The report warned investors to take into account the dual requirements where a region requires adherence to both a national system, and a supranational one. In addition, supranational regimes may also overlap with each other, adding yet another layer of complexity.
Some regions have unclear merger review timetables, with gaps in the local law in territories such as Tanzania allowing third parties to object to a transaction late in the deal review, while a lack of resources may also prolong review timetables. Furthermore, it is common for regimes to lack clarity on when the clock starts on a review.
High or unpredictable filing fees are another obstacle, with African jurisdictions, as the report pointed out, having some of the highest filing fees in the world, amounting to a percentage of the deal parties’ turnover or assets. However, several countries have adapted to complaints of excessive fees in recent years. Nigeria, for example, has lowered its highest fee level from 0.75% of the deal value or annual transaction parties’ turnover, depending on which is higher, to 0.35%.
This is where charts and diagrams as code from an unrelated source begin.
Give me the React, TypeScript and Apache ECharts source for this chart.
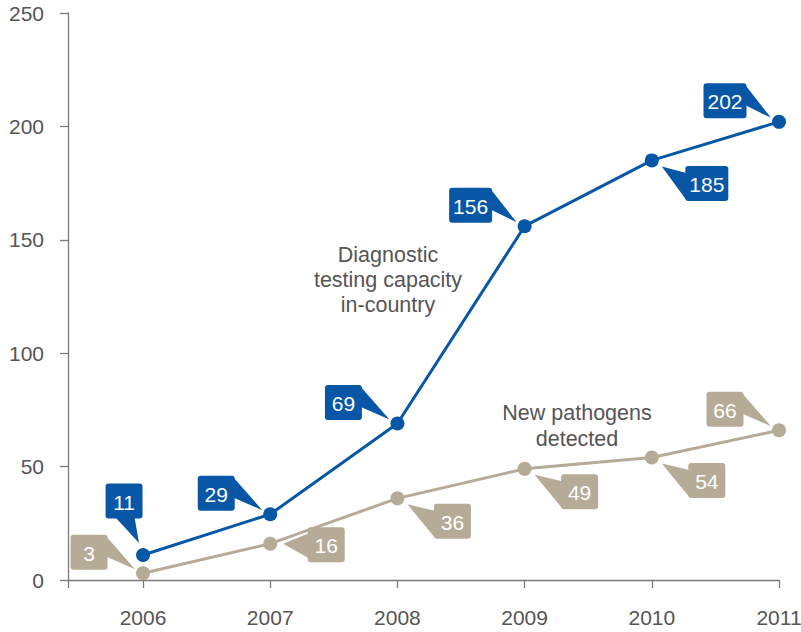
import React, { useEffect, useRef } from "react";
import * as echarts from "echarts";

// Years on the horizontal axis
const years = [2006, 2007, 2008, 2009, 2010, 2011];
// Diagnostic testing capacity in-country
const diagnosticValues = [11, 29, 69, 156, 185, 202];
// New pathogens detected
const pathogenValues = [3, 16, 36, 49, 54, 66];
// Y-axis tick marks
const yTicks = [0, 50, 100, 150, 200, 250];

// Where each value callout sits relative to its point
const diagnosticCallouts = ["up", "upLeft", "upLeft", "upLeft", "downRight", "upLeft"];
const pathogenCallouts = ["upLeft", "right", "downRight", "downRight", "downRight", "upLeft"];

const BLUE = "#0857a6";
const TAN = "#b6ab97";
const GREY_TEXT = "#555555";
const AXIS_GREY = "#7a7a7a";
const FONT = "Liberation Sans, Arial, sans-serif";

const X_MIN = 2005.41;

function calloutSeries(name: string, values: number[], placements: string[], color: string) {
  return {
    type: "custom",
    name,
    z: 10,
    data: years.map((y, i) => [y, values[i]]),
    renderItem: (params: any, api: any) => {
      const [px, py] = api.coord([api.value(0), api.value(1)]);
      const text = String(api.value(1));
      const w = text.length > 2 ? 43 : 37;
      const h = 35;
      const place = placements[params.dataIndex];
      let cx = 0;
      let cy = 0;
      let tri: number[][] = [];
      if (place === "upLeft") {
        cx = px - 54;
        cy = py - 21;
        const bx = cx - w / 2;
        const by = cy - h / 2;
        tri = [[bx + w - 1, by + 2], [bx + w - 1, by + 22], [px - 8, py - 4]];
      } else if (place === "downRight") {
        cx = px + 55;
        cy = py + 23;
        const bx = cx - w / 2;
        const by = cy - h / 2;
        tri = [[bx + 1, by + 7], [bx + 1, by + h - 1], [px + 10, py + 6]];
      } else if (place === "up") {
        cx = px - 19;
        cy = py - 54;
        const bx = cx - w / 2;
        const by = cy - h / 2;
        tri = [[bx + 10, by + h - 1], [bx + 29, by + h - 1], [px - 4, py - 12]];
      } else {
        cx = px + 56;
        cy = py + 1;
        const bx = cx - w / 2;
        const by = cy - h / 2;
        tri = [[bx + 1, by + 6], [bx + 1, by + h - 4], [px + 13, py]];
      }
      return {
        type: "group",
        children: [
          { type: "polygon", shape: { points: tri }, style: { fill: color } },
          {
            type: "rect",
            shape: { x: cx - w / 2, y: cy - h / 2, width: w, height: h, r: 3 },
            style: { fill: color },
          },
          {
            type: "text",
            style: {
              x: cx,
              y: cy + 1,
              text,
              fill: "#ffffff",
              fontSize: 21,
              fontFamily: FONT,
              align: "center",
              verticalAlign: "middle",
            },
          },
        ],
      };
    },
  };
}

export default function App() {
  const ref = useRef<HTMLDivElement>(null);

  useEffect(() => {
    if (!ref.current) return;
    const chart = echarts.init(ref.current, undefined, { renderer: "svg" });
    chart.setOption({
      animation: false,
      backgroundColor: "#ffffff",
      grid: {
        left: 68,
        right: 22,
        top: 13,
        bottom: 52,
        containLabel: false,
        outerBoundsMode: "none",
      },
      xAxis: {
        type: "value",
        min: X_MIN,
        max: years[years.length - 1],
        axisLine: { show: true, lineStyle: { color: AXIS_GREY, width: 1.3 } },
        axisTick: {
          show: true,
          length: 8,
          customValues: [X_MIN, ...years],
          lineStyle: { color: AXIS_GREY, width: 1.3 },
        },
        axisLabel: {
          customValues: years,
          formatter: (v: number) => String(Math.round(v)),
          color: GREY_TEXT,
          fontSize: 21,
          fontFamily: FONT,
          margin: 27,
          hideOverlap: false,
        },
        splitLine: { show: false },
      },
      yAxis: {
        type: "value",
        min: 0,
        max: yTicks[yTicks.length - 1],
        interval: 50,
        axisLine: { show: true, lineStyle: { color: AXIS_GREY, width: 1.3 } },
        axisTick: { show: true, length: 8, lineStyle: { color: AXIS_GREY, width: 1.3 } },
        axisLabel: {
          color: GREY_TEXT,
          fontSize: 21,
          fontFamily: FONT,
          margin: 24,
        },
        splitLine: { show: false },
      },
      graphic: [
        {
          type: "text",
          x: 388,
          y: 242,
          style: {
            text: "Diagnostic\ntesting capacity\nin-country",
            fill: GREY_TEXT,
            fontSize: 21.5,
            fontFamily: FONT,
            lineHeight: 25,
            align: "center",
            verticalAlign: "top",
          },
        },
        {
          type: "text",
          x: 577,
          y: 400,
          style: {
            text: "New pathogens\ndetected",
            fill: GREY_TEXT,
            fontSize: 21.5,
            fontFamily: FONT,
            lineHeight: 26,
            align: "center",
            verticalAlign: "top",
          },
        },
      ],
      series: [
        {
          type: "line",
          name: "New pathogens detected",
          data: years.map((y, i) => [y, pathogenValues[i]]),
          symbol: "circle",
          symbolSize: 14,
          lineStyle: { color: TAN, width: 3 },
          itemStyle: { color: TAN },
          z: 3,
        },
        {
          type: "line",
          name: "Diagnostic testing capacity in-country",
          data: years.map((y, i) => [y, diagnosticValues[i]]),
          symbol: "circle",
          symbolSize: 14,
          lineStyle: { color: BLUE, width: 3 },
          itemStyle: { color: BLUE },
          z: 4,
        },
        calloutSeries("pathogenLabels", pathogenValues, pathogenCallouts, TAN),
        calloutSeries("diagnosticLabels", diagnosticValues, diagnosticCallouts, BLUE),
      ],
    });
    return () => chart.dispose();
  }, []);

  return (
    <div
      ref={ref}
      style={{ position: "absolute", left: 0, top: 0, width: 801, height: 632 }}
    />
  );
}
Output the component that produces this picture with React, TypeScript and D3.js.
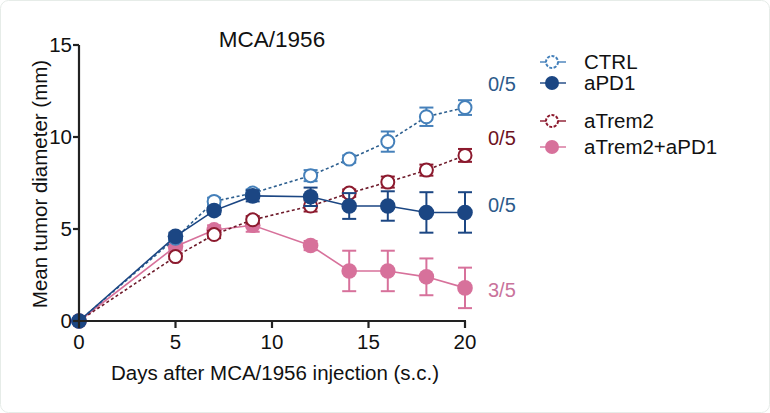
import React from "react";
import * as d3 from "d3";

const days = [0, 5, 7, 9, 12, 14, 16, 18, 20];
const ctrlMean = [0, 4.5, 6.5, 6.95, 7.9, 8.8, 9.75, 11.1, 11.6];
const ctrlErr = [0, 0.15, 0.2, 0.2, 0.3, 0.2, 0.55, 0.5, 0.4];
const apd1Mean = [0, 4.6, 6.0, 6.8, 6.75, 6.25, 6.25, 5.9, 5.9];
const apd1Err = [0, 0.2, 0.2, 0.3, 0.5, 0.7, 0.8, 1.1, 1.1];
const trem2Mean = [0, 3.5, 4.7, 5.5, 6.25, 6.95, 7.55, 8.2, 9.0];
const trem2Err = [0, 0.15, 0.2, 0.2, 0.3, 0.2, 0.3, 0.3, 0.35];
const comboMean = [0, 4.05, 4.95, 5.2, 4.1, 2.72, 2.72, 2.4, 1.8];
const comboErr = [0, 0.2, 0.25, 0.35, 0.25, 1.1, 1.1, 1.0, 1.1];
const xTicks = [0, 5, 10, 15, 20];
const yTicks = [0, 5, 10, 15];
const seriesNames = ["CTRL", "aPD1", "aTrem2", "aTrem2+aPD1"];
const endLabels = ["0/5", "0/5", "0/5", "3/5"];
const endLabelValues = [12.9, 9.95, 6.3, 1.7];

const FONT = "'Liberation Sans', Arial, Helvetica, sans-serif";

export default function App() {
  const W = 770, H = 413;
  const x = d3.scaleLinear().domain([0, 20]).range([79, 465]);
  const y = d3.scaleLinear().domain([0, 15]).range([321, 45]);

  const series = [
    { name: seriesNames[0], mean: ctrlMean, err: ctrlErr, color: "#4580ba", line: "#2d5f8f", filled: false, dash: "3,2.5", order: 2 },
    { name: seriesNames[1], mean: apd1Mean, err: apd1Err, color: "#1b4683", line: "#1b4683", filled: true, dash: null, order: 3 },
    { name: seriesNames[2], mean: trem2Mean, err: trem2Err, color: "#8c1a2e", line: "#6e1a2a", filled: false, dash: "3,2.5", order: 1 },
    { name: seriesNames[3], mean: comboMean, err: comboErr, color: "#d7719b", line: "#d7719b", filled: true, dash: null, order: 0 },
  ];

  const lineGen = d3.line<number>().x((_, i) => x(days[i])).y((v) => y(v));
  const drawOrder = [...series].sort((a, b) => a.order - b.order);

  const labelColors = ["#2c5a8a", "#6e1222", "#2c5a8a", "#c9739b"];
  const legendY = [62, 83, 121, 147];

  return (
    <svg width={W} height={H} style={{ position: "absolute", left: 0, top: 0 }} fontFamily={FONT}>
      <rect x={0.5} y={0.5} width={W - 1} height={H - 1} rx={8} fill="#ffffff" stroke="#e6ece8" />
      <text x={272} y={47} textAnchor="middle" fontSize={22.5} fill="#111">MCA/1956</text>

      {drawOrder.map((s) => (
        <g key={s.name}>
          <path d={lineGen(s.mean) || ""} fill="none" stroke={s.line} strokeWidth={1.6} strokeDasharray={s.dash || undefined} />
          {s.mean.map((m, i) => {
            const e = s.err[i];
            if (e <= 0.12) return null;
            const cx = x(days[i]);
            return (
              <g key={i} stroke={s.color} strokeWidth={2}>
                <line x1={cx} x2={cx} y1={y(m - e)} y2={y(m + e)} />
                <line x1={cx - 7} x2={cx + 7} y1={y(m - e)} y2={y(m - e)} />
                <line x1={cx - 7} x2={cx + 7} y1={y(m + e)} y2={y(m + e)} />
              </g>
            );
          })}
          {s.mean.map((m, i) => (
            <circle key={"c" + i} cx={x(days[i])} cy={y(m)} r={s.filled ? 7.8 : 6.5}
              fill={s.filled ? s.color : "#fff"} stroke={s.color} strokeWidth={s.filled ? 0 : 2} />
          ))}
        </g>
      ))}

      <g stroke="#222" strokeWidth={2.2}>
        <line x1={x(0)} x2={x(0)} y1={y(15)} y2={y(0) + 1} />
        <line x1={x(0) - 1} x2={x(20) + 1} y1={y(0)} y2={y(0)} />
        {yTicks.map((t) => (
          <line key={"yt" + t} x1={x(0) - 6} x2={x(0)} y1={y(t)} y2={y(t)} />
        ))}
        {xTicks.map((t) => (
          <line key={"xt" + t} x1={x(t)} x2={x(t)} y1={y(0)} y2={y(0) + 7} />
        ))}
      </g>
      {yTicks.map((t) => (
        <text key={"yl" + t} x={x(0) - 7} y={y(t) + 7} textAnchor="end" fontSize={20.5} fill="#111">{t}</text>
      ))}
      {xTicks.map((t) => (
        <text key={"xl" + t} x={x(t)} y={y(0) + 28} textAnchor="middle" fontSize={20.5} fill="#111">{t}</text>
      ))}
      <text x={275} y={380} textAnchor="middle" fontSize={20.5} fill="#111">Days after MCA/1956 injection (s.c.)</text>
      <text transform={`translate(47,${184}) rotate(-90)`} textAnchor="middle" fontSize={20.5} fill="#111">Mean tumor diameter (mm)</text>

      {endLabels.map((l, i) => (
        <text key={"el" + i} x={488} y={y(endLabelValues[i]) + 7} fontSize={20} fill={labelColors[i]}>{l}</text>
      ))}

      {series.map((s, i) => (
        <g key={"lg" + i}>
          <line x1={540} x2={566} y1={legendY[i]} y2={legendY[i]} stroke={s.color} strokeWidth={2} opacity={0.7} />
          <circle cx={552} cy={legendY[i]} r={s.filled ? 7 : 6} fill={s.filled ? s.color : "#fff"} stroke={s.color} strokeWidth={s.filled ? 0 : 2} strokeDasharray={s.filled ? undefined : "3,1.5"} />
          <text x={584} y={legendY[i] + 7} fontSize={20.5} fill="#111">{s.name}</text>
        </g>
      ))}
    </svg>
  );
}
Public interest considerations add another layer of complexity. Jurisdictions such as South Africa, Botswana and Namibia have placed factors including employment, price regulation and proper representation of historically disadvantaged persons onto deals, which can add more layers to merger control than the simple question of the transaction on its own. Some countries have modernised their regimes to increase transparency in recent times, including Botswana and Kenya, which are in the process of drafting guidelines for the evaluation of public interest assessments.
The ability to navigate these regulatory issues will be the key to unlocking the further potential for investment within Africa’s transport and logistics sector.